Ten more minutes of heavy sweating, and off went the shirt, as I didn’t want to get my good work shirt all dirty. Ten more minutes and finally, I was able to free the flat tire. Hooray! Now I just got to jack it up a little more, put the spare on, tighten everything up, and I am out of here!
Not so fast! Just a hair from where I needed to be to get the spare on, the jack decided that it was tired and wasn’t going to jack anymore. I begged. I pleaded. I wept. I yelled. I called that jack every name in the book. Nothing. I tried with all my might to get it to move, but all I got for my efforts was a bent jack handle. There I sat, on the side of the road, unable to do anything, at the mercy of a jacked jack with a bent handle. I decided that the best course of action was to wait it out—I am, after all, a patient man. While waiting for the jack to decide it wants to help, I returned a phone call to my boss.
“Where are you?”
“On the side of the road. The Firestone blew, and the jack is rusted and jammed.”
“Oh. When are you going to be in?”
Not quite the response I was looking for. I was kind of hoping for something along the lines of “Do you need help?” No offer of help came. Just a question, and a clinical one at that.
“I’ll be in when I am done getting the spare on.”
“Ok. Make it quick.”
Realizing that I was going to have to take the jack on by myself, and that I would look rather foolish letting a jack get the better of me, I decided to talk to it drill-sargeant to private.
“What kind of a maggot are you? You’re a pretty pathetic jack! You’re an embarrassment to jacks everywhere! What are you, chicken?”
And then it started moving. I don’t know whether what I had said had made a difference to the jack or not, all that I know is that the jack started moving. After another fifteen very sweaty minutes, I finally got the spare on! Hooray!

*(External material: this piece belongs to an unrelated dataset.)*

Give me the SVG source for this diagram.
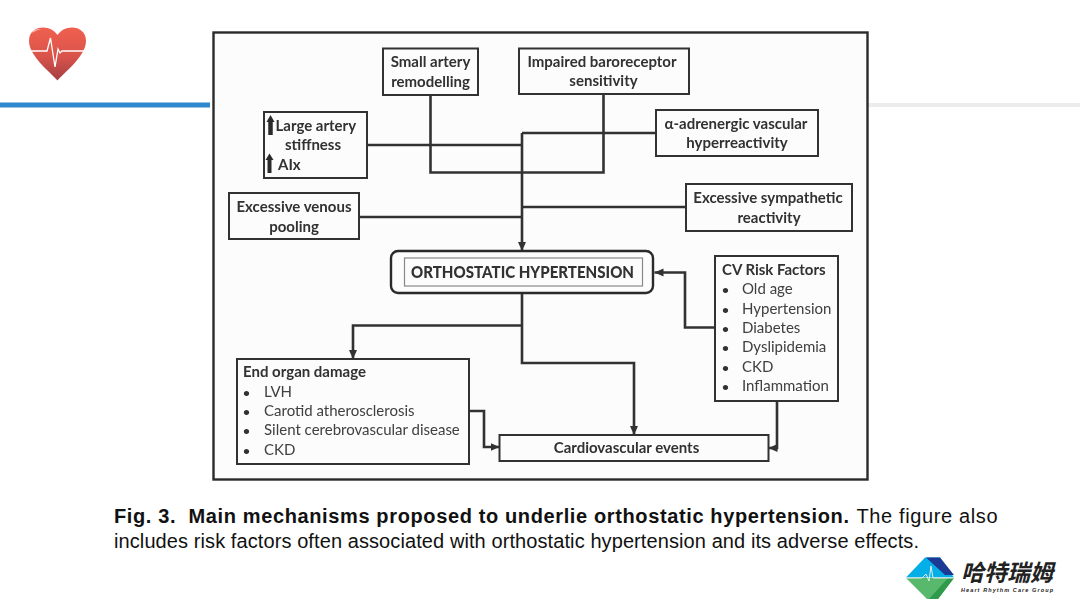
<svg xmlns="http://www.w3.org/2000/svg" width="1080" height="608" viewBox="0 0 1080 608">
<style>
text{font-family:Lato,"Liberation Sans",sans-serif;fill:#303030}
.b{font-weight:700;font-size:15px}
.c{text-anchor:middle}
.r{font-size:15px;fill:#404040}
.d{font-size:12px;fill:#303030;font-weight:700}
.box{fill:#fcfcfc;stroke:#333;stroke-width:2}
.ln{fill:none;stroke:#333;stroke-width:2.600}
.cap{font-family:"Liberation Sans",Arial,sans-serif;font-size:20px;fill:#111;white-space:pre}
</style>
<defs>
<marker id="a" markerUnits="userSpaceOnUse" markerWidth="10" markerHeight="10" refX="9" refY="5" orient="auto"><path d="M0 1L9 5L0 9z" fill="#333"/></marker>
<linearGradient id="hg" x1="0" y1="0" x2="0" y2="1"><stop offset="0" stop-color="#f0604f"/><stop offset="0.55" stop-color="#d9534a"/><stop offset="1" stop-color="#a33f45"/></linearGradient>
<filter id="soft" x="-2%" y="-2%" width="104%" height="104%"><feGaussianBlur stdDeviation="0.35"/></filter>
</defs>
<rect width="1080" height="608" fill="#fff"/>
<g id="header">
<rect x="0" y="102.500" width="210" height="5" fill="#2f88cd"/>
<rect x="868" y="103" width="212" height="4" fill="#ececec"/>
<path d="M57.500 80.500C50 72 29 56 29 41C29 32 35.500 27.500 43 27.500C49.500 27.500 54.500 30.500 57.500 35C60.500 30.500 65.500 27.500 72 27.500C79.500 27.500 86 32 86 41C86 56 65 72 57.500 80.500Z" fill="url(#hg)"/>
<path d="M32 33C34 29.500 38 28.500 41 29C37 30 34.500 31.500 32 33Z" fill="#fff" fill-opacity="0.7"/>
<path d="M30 51H47L50.500 38L55 67L58 49L60 53L62 51H84" fill="none" stroke="#fff" stroke-width="1.300"/>
</g>
<rect x="213.500" y="32.500" width="654" height="447" fill="#fcfcfc" stroke="#2a2a2a" stroke-width="2.400"/>
<g filter="url(#soft)">
<g id="connectors">
<path class="ln" d="M430.500 95V172.500H603.500V94"/>
<path class="ln" d="M367 145H522"/>
<path class="ln" d="M656 133H522"/>
<path class="ln" d="M359 217H522"/>
<path class="ln" d="M686 207H522"/>
<path class="ln" d="M522 133V251" marker-end="url(#a)"/>
<path class="ln" d="M715 327.500H685V272.500H654.500" marker-end="url(#a)"/>
<path class="ln" d="M522 293V363H634V435" marker-end="url(#a)"/>
<path class="ln" d="M522 325.500H353V359" marker-end="url(#a)"/>
<path class="ln" d="M469 411H484V447H499.500" marker-end="url(#a)"/>
<path class="ln" d="M777 401V448H768.500" marker-end="url(#a)"/>
</g>
<g id="small-artery"><rect class="box" x="383" y="48.500" width="95" height="46.500"/><text class="b c" x="430.500" y="67">Small artery</text><text class="b c" x="430.500" y="87">remodelling</text></g>
<g id="baroreceptor"><rect class="box" x="519" y="48.500" width="170" height="45.500"/><text class="b c" x="602" y="67">Impaired baroreceptor</text><text class="b c" x="603.500" y="86">sensitivity</text></g>
<g id="large-artery"><rect class="box" x="264" y="112" width="103" height="66"/>
<path d="M270.500 135V120" stroke="#2b2b2b" stroke-width="4.500"/><path d="M266.500 122L270.500 115L274.500 122Z" fill="#2b2b2b"/>
<path d="M269.500 173V159" stroke="#2b2b2b" stroke-width="4"/><path d="M265.500 160L269.500 153.500L273.500 160Z" fill="#2b2b2b"/>
<text class="b" x="275.500" y="131">Large artery</text><text class="b c" x="313" y="150">stiffness</text><text class="b" x="278" y="170">AIx</text></g>
<g id="adrenergic"><rect class="box" x="656" y="110" width="162" height="46"/><text class="b c" x="736" y="129">α-adrenergic vascular</text><text class="b c" x="737" y="148">hyperreactivity</text></g>
<g id="venous"><rect class="box" x="229" y="193" width="130" height="46"/><text class="b c" x="294" y="212">Excessive venous</text><text class="b c" x="294" y="232">pooling</text></g>
<g id="sympathetic"><rect class="box" x="686" y="184" width="166" height="47"/><text class="b c" x="768" y="203">Excessive sympathetic</text><text class="b c" x="769" y="223">reactivity</text></g>
<g id="orthostatic"><rect x="391" y="251" width="262" height="42" rx="7" fill="#fcfcfc" stroke="#2a2a2a" stroke-width="2.400"/><rect x="404.500" y="258" width="238" height="28" fill="none" stroke="#888" stroke-width="1.200"/><text x="411" y="278" textLength="223" lengthAdjust="spacingAndGlyphs" style="font-weight:900;font-size:17px">ORTHOSTATIC HYPERTENSION</text></g>
<g id="cv-risk"><rect class="box" x="715" y="256" width="123" height="145"/><text class="b" x="722" y="275">CV Risk Factors</text>
<text class="d" x="722" y="294">•</text><text class="r" x="742" y="294">Old age</text>
<text class="d" x="722" y="313.500">•</text><text class="r" x="742" y="314">Hypertension</text>
<text class="d" x="722" y="333">•</text><text class="r" x="742" y="333">Diabetes</text>
<text class="d" x="722" y="352">•</text><text class="r" x="742" y="352">Dyslipidemia</text>
<text class="d" x="722" y="371.500">•</text><text class="r" x="742" y="372">CKD</text>
<text class="d" x="722" y="391">•</text><text class="r" x="742" y="391">Inflammation</text></g>
<g id="end-organ"><rect class="box" x="237" y="359" width="232" height="105"/><text class="b" x="243" y="377">End organ damage</text>
<text class="d" x="243" y="397">•</text><text class="r" x="264" y="397">LVH</text>
<text class="d" x="243" y="416">•</text><text class="r" x="264" y="416">Carotid atherosclerosis</text>
<text class="d" x="243" y="435">•</text><text class="r" x="264" y="435">Silent cerebrovascular disease</text>
<text class="d" x="243" y="455">•</text><text class="r" x="264" y="455">CKD</text></g>
<g id="cv-events"><rect class="box" x="499.500" y="435" width="269" height="26"/><text class="b c" x="626.500" y="453">Cardiovascular events</text></g>
</g>
<g id="caption">
<text class="cap" x="114" y="523" font-weight="700" textLength="735">Fig. 3.  Main mechanisms proposed to underlie orthostatic hypertension.</text>
<text class="cap" x="856.500" y="523" textLength="141">The figure also</text>
<text class="cap" x="114" y="547.500" textLength="805">includes risk factors often associated with orthostatic hypertension and its adverse effects.</text>
</g>
<g id="logo">
<path d="M906 577.500L925 557.500H940L954 577.500Z" fill="#04aee6"/>
<path d="M926 557.500H940L954 575L945 575Z" fill="#1c3a94"/>
<path d="M906 578H954L938 599H927Z" fill="#58b96c"/>
<path d="M954 578L938 599H929L948 578Z" fill="#2f9a4c"/>
<path d="M906 578H922L926 574L929 581L931 566L933 578H954" fill="none" stroke="#e8efe8" stroke-width="1"/>
<text x="961" y="581" style="font-family:'Noto Sans CJK SC',sans-serif;font-size:23px;font-weight:700;font-style:italic;fill:#222">哈特瑞姆</text>
<text x="961" y="592" textLength="92" style="font-family:'Liberation Sans',sans-serif;font-size:5.500px;font-weight:700;font-style:italic;fill:#222">Heart Rhythm Care Group</text>
</g>
</svg>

Then the jack had its final say. It refused to go back down. Somehow, I managed to pry it out from underneath the van axle. I threw it in the back, still extended, and decided that I was going to get that jack to go down if it took me all day. I went over to the shop, stuck it in a vise, squirted it with so much oil that a Saudi prince sent me a personal thank you note for using his product, and began turning, watching it retract e-v-e-r s-o-o-o-o s-l-o-w-l-y. Success! Don’t jack with me, jack…..Then, to show who really won, I went out and bought one of those cool floor jacks that makes the cool “Whoosshhh!” sound when they go back down.